Depuis 2017, les municipalités ont le pouvoir de créer des régimes de redevances réglementaires dans les domaines relevant de leur compétence (articles 1000.6 et suivants du Code municipal du Québec et 500.6 de la Loi sur les cités et villes). Ces régimes peuvent porter sur la protection de l'environnement, puisqu'il s'agit d'une matière de compétence municipale (Loi sur les compétences municipales, art. 4 al. 1 (4°)).
On peut ainsi imaginer qu'une municipalité choisisse d'imposer un régime de redevances réglementaires sur différents types de pollution relevant de sa compétence. On pourrait penser à des prélèvements pour limiter l'émission de polluants sur le territoire. Une municipalité pourrait aussi imposer une redevance sur l'utilisation de certains produits générant de la pollution (pour autant qu'il ne s'agisse pas d'un produit exempté de redevances). Les municipalités disposent déjà d'outils intéressants, bien qu'encore peu utilisés.
Par contre, il existait une controverse en jurisprudence quant à la possibilité qu'un régime de redevances réglementaires rapporte plus de revenus que le coût du régime en lui-même, lorsqu'il vise à réduire un comportement nuisible. En effet, un tel régime pourrait s'apparenter à une taxe. Or, les municipalités, sont constitutionnellement limitées dans leur champ de taxation aux seules taxes " directes " et certaines matières ne peuvent faire l'objet que de redevances réglementaires, puisque le pouvoir de les taxer a été exclus par le législateur (ex. les biens et services).
Dans le Renvoi relatif à la Loi sur la tarification de la pollution causée par les gaz à effet de serre[1], le juge en chef Richard Wagner a mis fin à la controverse en décidant que " lorsque le prélèvement constitue en soi un mécanisme de réglementation qui favorise la conformité au régime ou la réalisation de l'objectif de celui-ci, le lien entre le régime de réglementation et la redevance réside dans le prélèvement lui-même " (par. 216).
Le juge en chef conclut du même souffle que les prélèvements ne sont pas limités au recouvrement des coûts du régime réglementaire et qu'il est possible de verser les revenus pour d'autres fins que la réalisation des objectifs du régime (par 216).
Dans le cas des municipalités québécoises, les lois municipales (art. 1000.6 C.m. et 500.6 L.c.v.) exigent que l'argent prélevé par un régime de redevances réglementaires soit versé " dans un fonds destiné exclusivement à [le] recevoir et à contribuer au financement du régime ". Les lois québécoises sont donc plus restrictives que l'interprétation que fait la Cour suprême des régimes de redevances que pourraient adopter les municipalités si Québec le permettait.

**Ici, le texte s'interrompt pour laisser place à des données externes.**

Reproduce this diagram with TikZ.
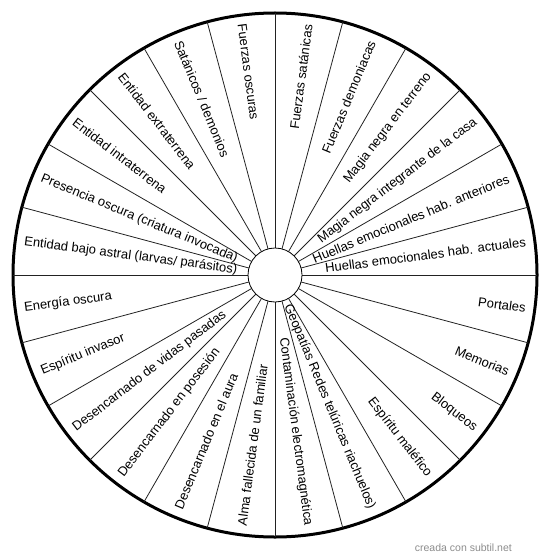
\documentclass[tikz,border=0pt]{standalone}
\usepackage{fontspec}
\setmainfont{Liberation Sans}
\usetikzlibrary{calc}
\definecolor{wmgray}{HTML}{8C8C8C}
\definecolor{spoke}{HTML}{222222}
\begin{document}
\begin{tikzpicture}[x=1pt,y=1pt,
  rimstyle/.style={circle,draw=black,line width=3,minimum size=524,inner sep=0,outer sep=0},
  hubstyle/.style={circle,draw=black,line width=0.8,fill=white,minimum size=54,inner sep=0,outer sep=0},
  spokestyle/.style={draw=spoke,line width=0.8},
  lbl/.style={inner sep=0,font=\fontsize{13}{15}\selectfont},
  wm/.style={inner sep=0,text=wmgray,font=\fontsize{10.5}{12}\selectfont}]
\useasboundingbox (0,0) rectangle (550,-559);
\coordinate (c) at (275,-275);
\node[rimstyle] (rim) at (c) {};
\foreach \a in {0,15,...,345}{
  \draw[spokestyle] (c) ++(\a:27) coordinate (s\a) -- (rim.\a);
}
\node[hubstyle] (hub) at (c) {};
% right half labels: anchor east, rotate by angle
\foreach \a/\t [count=\i] in {
  82.5/{Fuerzas satánicas},
  67.5/{Fuerzas demoniacas},
  52.5/{Magia negra en terreno},
  37.5/{Magia negra integrante de la casa},
  22.5/{Huellas emocionales hab. anteriores},
  7.5/{Huellas emocionales hab. actuales},
  -7.5/{Portales},
  -22.5/{Memorias},
  -37.5/{Bloqueos},
  -52.5/{Espíritu maléfico},
  -67.5/{Geopatías Redes telúricas riachuelos)},
  -82.5/{Contaminación electromagnética}}{
  \node[lbl,anchor=east,rotate=\a] (r\i) at ($(c)+(\a:253)$) {\t};
}
% left half labels: anchor west, rotate by angle-180
\foreach \a/\t [count=\i] in {
  97.5/{Fuerzas oscuras},
  112.5/{Satánicos / demonios},
  127.5/{Entidad extraterrena},
  142.5/{Entidad intraterrena},
  157.5/{Presencia oscura (criatura invocada)},
  172.5/{Entidad bajo astral (larvas/ parásitos)},
  187.5/{Energía oscura},
  202.5/{Espíritu invasor},
  217.5/{Desencarnado de vidas pasadas},
  232.5/{Desencarnado en posesión},
  247.5/{Desencarnado en el aura},
  262.5/{Alma fallecida de un familiar}}{
  \pgfmathsetmacro\rot{\a-180}
  \node[lbl,anchor=west,rotate=\rot] (l\i) at ($(c)+(\a:253)$) {\t};
}
\node[wm,anchor=base east] (mark) at (512,-551) {creada con subtil.net};
\end{tikzpicture}
\end{document}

Ceci étant dit, la décision de la Cour suprême peut aider de plusieurs façons les municipalités désireuses de créer des redevances réglementaires à caractère environnemental. D'abord, en reconnaissant que les redevances peuvent excéder les coûts du régime, la Cour permet la création d'un régime qui réalise des surplus, en autant que ces surplus demeurent dans un fonds spécial ne pouvant servir qu'aux coûts du régime. Cela permet donc de réduire les risques d'une contestation dans le cas où une redevance génère des surplus, tant que ceux-ci demeurent dans un fonds dédié.

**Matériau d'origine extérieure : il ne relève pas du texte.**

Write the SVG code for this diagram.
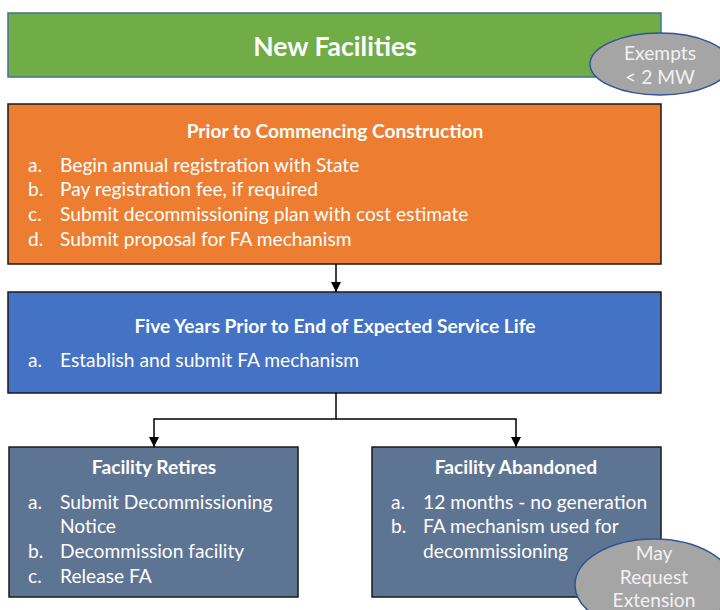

De plus, en élargissant les pouvoirs constitutionnels d'établir des redevances réglementaires en matière d'écofiscalité, la Cour suprême envoie un signal fort au législateur québécois. Dans un contexte où les revenus municipaux dépendent encore beaucoup trop de la taxe foncière, il pourrait être opportun que les municipalités réclament de Québec que leurs lois soient amendées pour refléter les développements de la jurisprudence.